Deleting a Node in a BST

Deleting a node from a binary search tree (BST) is a crucial operation that must maintain the tree's structural integrity and the BST property. Improper deletion can corrupt the tree, leading to incorrect search results.

Why Deleting Nodes is Complex

Unlike simply removing an element from an array, deleting a node in a BST requires careful handling because the node might have children. Removing it directly could orphan its descendants or break the ordered structure of the tree. There are three distinct cases to consider, each with its own strategy.

Case 1: Deleting a Leaf Node

The simplest scenario is when the node to be deleted is a leaf node, meaning it has no children. In this case, the node can be directly removed without affecting any other part of the tree. The parent's pointer to this node is simply set to null.

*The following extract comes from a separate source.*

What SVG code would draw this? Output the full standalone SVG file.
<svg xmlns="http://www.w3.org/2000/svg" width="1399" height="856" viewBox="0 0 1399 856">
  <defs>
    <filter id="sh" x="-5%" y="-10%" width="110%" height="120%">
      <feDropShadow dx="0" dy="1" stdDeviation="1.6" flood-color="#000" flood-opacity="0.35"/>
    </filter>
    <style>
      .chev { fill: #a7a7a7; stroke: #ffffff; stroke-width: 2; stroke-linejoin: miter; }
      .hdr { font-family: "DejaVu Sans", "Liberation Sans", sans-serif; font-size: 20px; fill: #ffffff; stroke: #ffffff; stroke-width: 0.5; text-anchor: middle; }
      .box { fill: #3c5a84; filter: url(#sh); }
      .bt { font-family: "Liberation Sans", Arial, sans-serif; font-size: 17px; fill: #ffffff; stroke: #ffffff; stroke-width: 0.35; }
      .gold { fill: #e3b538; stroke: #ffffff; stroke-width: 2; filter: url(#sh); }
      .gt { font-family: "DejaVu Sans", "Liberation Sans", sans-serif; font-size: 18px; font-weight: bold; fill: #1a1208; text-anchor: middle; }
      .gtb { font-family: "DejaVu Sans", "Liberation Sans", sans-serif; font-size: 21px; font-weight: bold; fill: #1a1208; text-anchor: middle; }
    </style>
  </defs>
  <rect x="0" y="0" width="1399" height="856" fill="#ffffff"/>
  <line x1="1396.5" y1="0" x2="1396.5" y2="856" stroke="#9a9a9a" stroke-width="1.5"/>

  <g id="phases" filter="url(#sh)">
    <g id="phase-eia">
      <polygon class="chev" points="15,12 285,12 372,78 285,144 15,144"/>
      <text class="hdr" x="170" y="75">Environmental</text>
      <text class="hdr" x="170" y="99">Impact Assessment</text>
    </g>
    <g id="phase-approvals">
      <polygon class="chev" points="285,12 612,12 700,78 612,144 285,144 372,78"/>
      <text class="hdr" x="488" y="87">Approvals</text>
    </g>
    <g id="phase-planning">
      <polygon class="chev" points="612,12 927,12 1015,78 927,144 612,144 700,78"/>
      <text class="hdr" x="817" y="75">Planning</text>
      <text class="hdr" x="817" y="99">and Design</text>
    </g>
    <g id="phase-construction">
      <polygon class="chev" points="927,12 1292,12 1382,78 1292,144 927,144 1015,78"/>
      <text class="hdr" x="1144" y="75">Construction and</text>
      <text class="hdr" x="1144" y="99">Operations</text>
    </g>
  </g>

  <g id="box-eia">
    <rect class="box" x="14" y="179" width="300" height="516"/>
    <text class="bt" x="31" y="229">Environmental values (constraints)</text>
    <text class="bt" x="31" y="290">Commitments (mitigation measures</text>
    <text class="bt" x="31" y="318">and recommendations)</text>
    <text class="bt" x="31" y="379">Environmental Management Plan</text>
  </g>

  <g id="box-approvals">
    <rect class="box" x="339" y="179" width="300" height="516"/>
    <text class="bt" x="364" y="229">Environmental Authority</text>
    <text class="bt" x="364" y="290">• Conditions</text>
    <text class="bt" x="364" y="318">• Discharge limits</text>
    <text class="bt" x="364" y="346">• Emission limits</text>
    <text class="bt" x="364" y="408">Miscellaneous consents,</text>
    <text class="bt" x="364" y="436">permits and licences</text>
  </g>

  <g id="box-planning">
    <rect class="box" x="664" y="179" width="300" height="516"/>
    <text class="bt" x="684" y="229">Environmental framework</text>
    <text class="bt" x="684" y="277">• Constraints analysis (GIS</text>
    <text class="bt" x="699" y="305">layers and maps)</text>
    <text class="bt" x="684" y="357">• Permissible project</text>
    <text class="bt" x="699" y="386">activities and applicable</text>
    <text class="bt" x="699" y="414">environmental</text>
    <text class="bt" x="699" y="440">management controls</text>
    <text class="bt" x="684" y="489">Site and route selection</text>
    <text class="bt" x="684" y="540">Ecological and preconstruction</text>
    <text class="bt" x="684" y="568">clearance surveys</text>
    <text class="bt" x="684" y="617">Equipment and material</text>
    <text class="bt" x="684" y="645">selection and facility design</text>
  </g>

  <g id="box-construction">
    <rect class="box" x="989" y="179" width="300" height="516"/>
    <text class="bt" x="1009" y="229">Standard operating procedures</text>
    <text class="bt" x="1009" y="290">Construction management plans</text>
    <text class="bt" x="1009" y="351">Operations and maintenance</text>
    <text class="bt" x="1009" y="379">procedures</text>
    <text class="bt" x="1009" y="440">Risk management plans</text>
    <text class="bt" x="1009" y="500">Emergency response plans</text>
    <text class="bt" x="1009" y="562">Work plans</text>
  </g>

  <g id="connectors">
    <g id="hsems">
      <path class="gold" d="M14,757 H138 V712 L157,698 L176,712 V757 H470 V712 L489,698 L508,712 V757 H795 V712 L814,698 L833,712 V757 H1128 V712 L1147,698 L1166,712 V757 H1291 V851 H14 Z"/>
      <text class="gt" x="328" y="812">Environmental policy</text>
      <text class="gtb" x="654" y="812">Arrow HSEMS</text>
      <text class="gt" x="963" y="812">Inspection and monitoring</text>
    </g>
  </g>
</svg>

Case 2: Deleting a Node with One Child

If the node to be deleted has only one child (either left or right), the process involves bypassing the node. The node's parent is made to point directly to the node's single child. This effectively removes the node while keeping its child connected to the tree in the correct position.

Case 3: Deleting a Node with Two Children

This is the most complex case. When a node with two children is deleted, it must be replaced by another node to maintain the BST property. The ideal replacement is the node's *in-order successor*.

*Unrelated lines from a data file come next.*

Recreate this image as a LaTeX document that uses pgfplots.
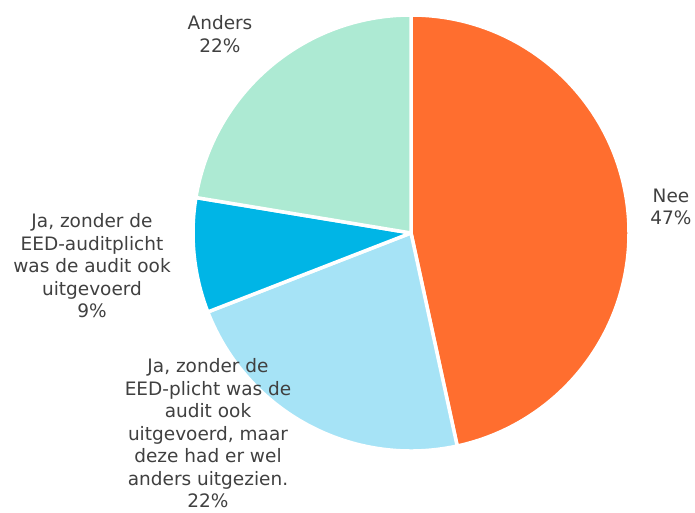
\documentclass[border=0pt]{standalone}
\usepackage{fontspec}
\setmainfont{DejaVu Sans}
\usepackage{pgfplots}
\pgfplotsset{compat=1.18}
\definecolor{cNee}{RGB}{255,110,47}
\definecolor{cLB}{RGB}{166,227,246}
\definecolor{cCy}{RGB}{0,181,230}
\definecolor{cAn}{RGB}{173,234,211}
\definecolor{txt}{RGB}{64,64,64}
% data (percentages)
\def\vNee{46.6}
\def\vB{22.5}
\def\vC{8.5}
\def\vAnders{22.4}
\pgfmathsetmacro\aA{90}
\pgfmathsetmacro\aB{\aA-3.6*\vNee}
\pgfmathsetmacro\aC{\aB-3.6*\vB}
\pgfmathsetmacro\aD{\aC-3.6*\vC}
\pgfmathsetmacro\dA{-3.6*\vNee}
\pgfmathsetmacro\dB{-3.6*\vB}
\pgfmathsetmacro\dC{-3.6*\vC}
\pgfmathsetmacro\dD{-3.6*\vAnders}
\begin{document}
\begin{tikzpicture}
\begin{axis}[
  width=695pt, height=513pt, scale only axis,
  xmin=0, xmax=695, ymin=0, ymax=513,
  hide axis, clip=false,
]
\addplot[draw=none] coordinates {(0,0) (695,513)};
\tikzset{wedge/.style={draw=white, line width=3.5pt, line join=round}}
\fill[cNee, wedge] (axis cs:411,280) -- ++(\aA:218pt) arc[start angle=\aA, delta angle=\dA, radius=218pt] -- cycle;
\fill[cLB, wedge] (axis cs:411,280) -- ++(\aB:218pt) arc[start angle=\aB, delta angle=\dB, radius=218pt] -- cycle;
\fill[cCy, wedge] (axis cs:411,280) -- ++(\aC:218pt) arc[start angle=\aC, delta angle=\dC, radius=218pt] -- cycle;
\fill[cAn, wedge] (axis cs:411,280) -- ++(\aD:218pt) arc[start angle=\aD, delta angle=\dD, radius=218pt] -- cycle;
\tikzset{lbl/.style={align=center, inner sep=0pt, text=txt, font=\fontsize{18.5}{22.5}\selectfont}}
\node[lbl] at (axis cs:671,306) {Nee\\47\%};
\node[lbl] at (axis cs:220,479) {Anders\\22\%};
\node[lbl] at (axis cs:92,247) {Ja, zonder de\\EED-auditplicht\\was de audit ook\\uitgevoerd\\9\%};
\node[lbl] at (axis cs:208,79.5) {Ja, zonder de\\EED-plicht was de\\audit ook\\uitgevoerd, maar\\deze had er wel\\anders uitgezien.\\22\%};
\end{axis}
\end{tikzpicture}
\end{document}
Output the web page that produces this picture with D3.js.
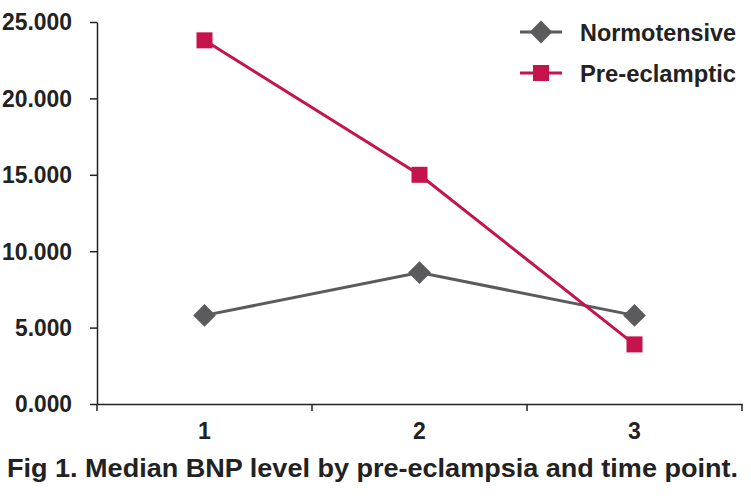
<!DOCTYPE html>
<html><head><meta charset="utf-8">
<script src="https://cdn.jsdelivr.net/npm/d3@7"></script>
<style>body{margin:0;background:#fff}svg{display:block}</style>
</head><body>
<script>
const categories = ["1", "2", "3"];
const normotensive = [5800, 8600, 5800];
const preEclamptic = [23800, 15000, 3900];
const yTicks = [0, 5000, 10000, 15000, 20000, 25000];
const seriesNames = ["Normotensive", "Pre-eclamptic"];
const title = "Fig 1. Median BNP level by pre-eclampsia and time point.";

const W = 751, H = 498;
const svg = d3.select("body").append("svg").attr("width", W).attr("height", H);
const gray = "#5b5b5d", red = "#c5134b";
const font = "Liberation Sans, Arial, Helvetica, sans-serif";
const x = d3.scaleBand().domain(categories).range([97, 742]);
const y = d3.scaleLinear().domain([0, 25000]).range([404, 22]);
const fmt = d => d3.format(".3f")(d / 1000);

const yAxis = svg.append("g").attr("transform", "translate(97,0)")
  .call(d3.axisLeft(y).tickValues(yTicks).tickFormat(fmt).tickSizeOuter(0).tickSizeInner(7).tickPadding(18));
const xAxis = svg.append("g").attr("transform", "translate(0,404)")
  .call(d3.axisBottom(x).tickSize(0).tickPadding(19));
const bounds = [97, 97 + x.bandwidth(), 97 + 2 * x.bandwidth(), 742];
svg.append("g").selectAll("line").data(bounds).join("line")
  .attr("x1", d => d).attr("x2", d => d).attr("y1", 404).attr("y2", 411)
  .attr("stroke", "#222").attr("stroke-width", 1.5);
[yAxis, xAxis].forEach(g => {
  g.selectAll("path,line").attr("stroke", "#222").attr("stroke-width", 1.5);
  g.selectAll("text").attr("fill", "#222").style("font-family", font)
    .style("font-weight", "bold").style("font-size", "23px");
});
yAxis.selectAll("text").attr("dy", "0.34em")
  .attr("textLength", d => d >= 10000 ? 70 : 57).attr("lengthAdjust", "spacingAndGlyphs");
xAxis.selectAll("text").attr("dy", "0.71em");

const cx = d => x(d) + x.bandwidth() / 2;
const line = d3.line().x((d, i) => cx(categories[i])).y(d => y(d));
svg.append("path").datum(normotensive).attr("d", line).attr("fill", "none").attr("stroke", gray).attr("stroke-width", 3);
svg.append("path").datum(preEclamptic).attr("d", line).attr("fill", "none").attr("stroke", red).attr("stroke-width", 3);
const diamond = d3.symbol().type(d3.symbolDiamond2).size(330);
svg.append("g").selectAll("path").data(normotensive).join("path")
  .attr("d", diamond).attr("transform", (d, i) => `translate(${cx(categories[i])},${y(d)})`).attr("fill", gray);
svg.append("g").selectAll("rect").data(preEclamptic).join("rect")
  .attr("x", (d, i) => cx(categories[i]) - 8).attr("y", d => y(d) - 8)
  .attr("width", 16).attr("height", 16).attr("fill", red);

// legend
const leg = svg.append("g");
const ly = [32, 73];
const lw = [156, 156];
[gray, red].forEach((c, i) => {
  leg.append("line").attr("x1", 520).attr("x2", 562).attr("y1", ly[i]).attr("y2", ly[i]).attr("stroke", c).attr("stroke-width", 3);
  if (i === 0) leg.append("path").attr("d", diamond).attr("transform", `translate(541,${ly[i]})`).attr("fill", c);
  else leg.append("rect").attr("x", 533).attr("y", ly[i] - 8).attr("width", 16).attr("height", 16).attr("fill", c);
  leg.append("text").attr("x", 580).attr("y", ly[i]).attr("dy", "0.36em").text(seriesNames[i])
    .attr("textLength", lw[i]).attr("lengthAdjust", "spacingAndGlyphs")
    .attr("fill", "#222").style("font-family", font)
    .style("font-weight", "bold").style("font-size", "24px");
});

svg.append("text").attr("x", 7).attr("y", 477).text(title)
  .attr("textLength", 731).attr("lengthAdjust", "spacingAndGlyphs")
  .attr("fill", "#222").style("font-family", font)
  .style("font-weight", "bold").style("font-size", "26px");
</script>
</body></html>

Finding the In-Order Successor

The in-order successor of a node is the smallest value in its right subtree. To find it, you traverse to the right child of the node to be deleted, and then continuously move to the left child until no more left children exist. This successor node is guaranteed to have at most one child (a right child).

Replacement Process

Once the in-order successor is found, its value is copied into the node that is being deleted. After this value swap, the original in-order successor node (which is now a duplicate and at most has one child) is then deleted using either Case 1 or Case 2 logic. This two-step process ensures the BST property is preserved.

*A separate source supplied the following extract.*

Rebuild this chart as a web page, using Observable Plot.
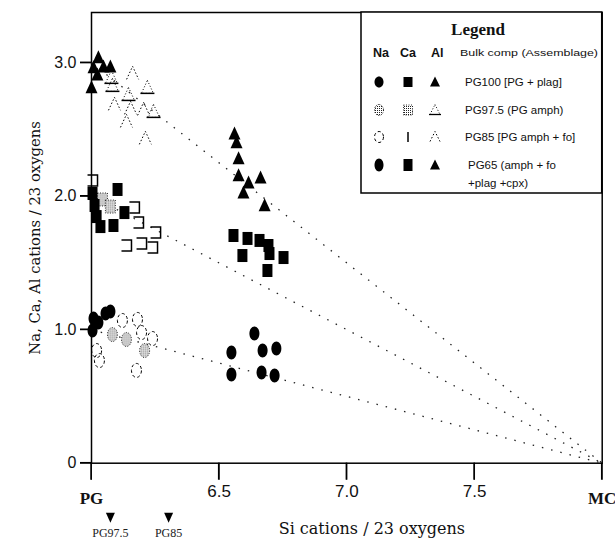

function deleteNode(root, key):
  if root is null:
    return root

  if key < root.value:
    root.left = deleteNode(root.left, key)
  else if key > root.value:
    root.right = deleteNode(root.right, key)
  else: // Node with key found
    // Case 1: No child or Case 2: One child
    if root.left is null:
      return root.right
    else if root.right is null:
      return root.left
    
    // Case 3: Two children
    successor = findMin(root.right)
    root.value = successor.value
    root.right = deleteNode(root.right, successor.value)
  
  return root

function findMin(node):
  current = node
  while current.left is not null:
    current = current.left
  return current

Key takeaways

• Deleting a node in a BST requires handling three distinct cases to preserve tree integrity.
• Leaf nodes are deleted directly by setting the parent's pointer to null.
• Nodes with one child are deleted by bypassing them, connecting the parent directly to the child.
• Nodes with two children require finding their in-order successor.
• The in-order successor's value replaces the deleted node's value, and then the successor node is deleted from its original position.